## BEGIN Available records

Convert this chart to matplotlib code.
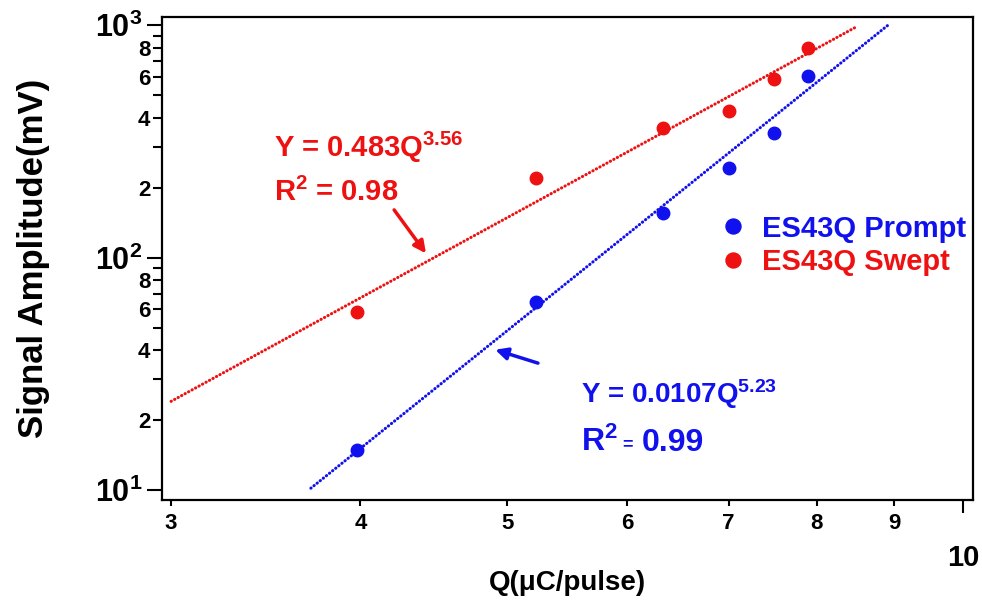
import matplotlib
matplotlib.use('Agg')
import matplotlib.pyplot as plt
from matplotlib.ticker import LogLocator, FuncFormatter
import math

plt.rcParams['font.family'] = 'Liberation Sans'
plt.rcParams['font.weight'] = 'bold'
plt.rcParams['mathtext.fontset'] = 'custom'
plt.rcParams['mathtext.rm'] = 'Liberation Sans:bold'
plt.rcParams['mathtext.it'] = 'Liberation Sans:bold'
plt.rcParams['mathtext.bf'] = 'Liberation Sans:bold'

# measured points (Q in uC/pulse, signal in mV)
q_points = [3.98, 5.22, 6.34, 7.0, 7.5, 7.9]
prompt_mv = [14.9, 64.6, 155, 242, 342, 603]
swept_mv = [58.5, 219, 360, 426, 585, 796]

# power-law fit lines (straight on log-log), end points
prompt_fit_q = [3.71, 8.93]
prompt_fit_mv = [10.2, 1006]
swept_fit_q = [3.0, 8.5]
swept_fit_mv = [24.1, 983]

red = '#ee1111'
blue = '#1111ee'

fig = plt.figure(figsize=(9.82, 6.07), dpi=100)
ax = fig.add_axes([0.165, 0.176, 0.826, 0.796])
ax.set_xscale('log')
ax.set_yscale('log')

dots = (0, (0.1, 1.2))
ax.plot(swept_fit_q, swept_fit_mv, color=red, lw=2.2, ls=dots, dash_capstyle='round')
ax.plot(prompt_fit_q, prompt_fit_mv, color=blue, lw=2.2, ls=dots, dash_capstyle='round')
ax.plot(q_points, prompt_mv, 'o', color=blue, ms=9, label='ES43Q Prompt')
ax.plot(q_points, swept_mv, 'o', color=red, ms=9, label='ES43Q Swept')

ax.set_xlim(2.959, 10.15)
ax.set_ylim(9.06, 1083)

# y axis: 10^n majors, 2/4/6/8 labelled minors
ax.yaxis.set_major_locator(LogLocator(base=10))
ax.yaxis.set_minor_locator(LogLocator(base=10, subs=range(2, 10)))
ax.yaxis.set_major_formatter(FuncFormatter(
    lambda v, p: r'$\mathbf{10^{%d}}$' % round(math.log10(v))))
def ylab_minor(v, p):
    d = int(round(v / 10 ** math.floor(math.log10(v) + 1e-9)))
    return str(d) if d in (2, 4, 6, 8) else ''
ax.yaxis.set_minor_formatter(FuncFormatter(ylab_minor))

# x axis: minors 3..9 labelled, major 10
ax.xaxis.set_major_locator(LogLocator(base=10))
ax.xaxis.set_minor_locator(LogLocator(base=10, subs=range(2, 10)))
ax.xaxis.set_major_formatter(FuncFormatter(lambda v, p: '%d' % round(v)))
ax.xaxis.set_minor_formatter(FuncFormatter(lambda v, p: '%d' % round(v)))

ax.tick_params(axis='y', which='major', direction='out', length=11, width=1.5, labelsize=22, pad=3)
ax.tick_params(axis='y', which='minor', direction='out', length=6.5, width=1.5, labelsize=16, pad=2)
ax.tick_params(axis='x', which='minor', direction='out', length=4.5, width=1.5, labelsize=16, pad=5)
ax.tick_params(axis='x', which='major', direction='out', length=9.5, width=1.5, labelsize=21, pad=22)
for s in ax.spines.values():
    s.set_linewidth(1.6)

ax.set_xlabel('Q(\u03bcC/pulse)', fontsize=20, fontweight='bold')
ax.xaxis.set_label_coords(0.5, -0.145)
ax.set_ylabel('Signal Amplitude(mV)', fontsize=25, fontweight='bold')
ax.yaxis.set_label_coords(-0.138, 0.5)

# fit annotations
ax.text(3.51, 270, r'Y = 0.483Q$^{3.56}$', color=red, fontsize=21, va='baseline')
ax.text(3.51, 176, r'R$^{2}$ = 0.98', color=red, fontsize=21, va='baseline')
ax.annotate('', xy=(4.43, 102), xytext=(4.20, 164),
            arrowprops=dict(arrowstyle='-|>', color=red, lw=2.5, mutation_scale=18))

ax.text(5.59, 23.7, r'Y = 0.0107Q$^{5.23}$', color=blue, fontsize=20, va='baseline')
ax.annotate(r'R$^{2}$', xy=(5.59, 14.7), xytext=(0, 0), textcoords='offset points',
            color=blue, fontsize=23, va='baseline')
ax.annotate('=', xy=(5.59, 14.7), xytext=(30, 1.5), textcoords='offset points',
            color=blue, fontsize=13, va='baseline')
ax.annotate('0.99', xy=(5.59, 14.7), xytext=(44, 0), textcoords='offset points',
            color=blue, fontsize=23, va='baseline')
ax.annotate('', xy=(4.89, 40.5), xytext=(5.26, 34.9),
            arrowprops=dict(arrowstyle='-|>', color=blue, lw=2.5, mutation_scale=18))

leg = ax.legend(loc='center left', bbox_to_anchor=(0.689, 0.527), frameon=False,
                fontsize=21, borderpad=0, borderaxespad=0, handlelength=0.8,
                handletextpad=0.6, labelspacing=0.2, markerscale=1.2)
for t, c in zip(leg.get_texts(), [blue, red]):
    t.set_color(c)

fig.savefig('out.png', dpi=100)
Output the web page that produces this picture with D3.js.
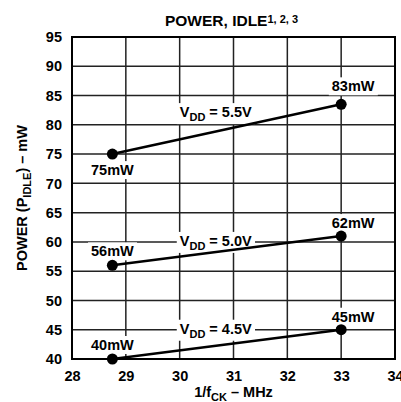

## END Available records

▸ **The task**
Report how many lines in the records above contain the word "matplotlib", giving only the number.

▸ **Answer to this problem**
5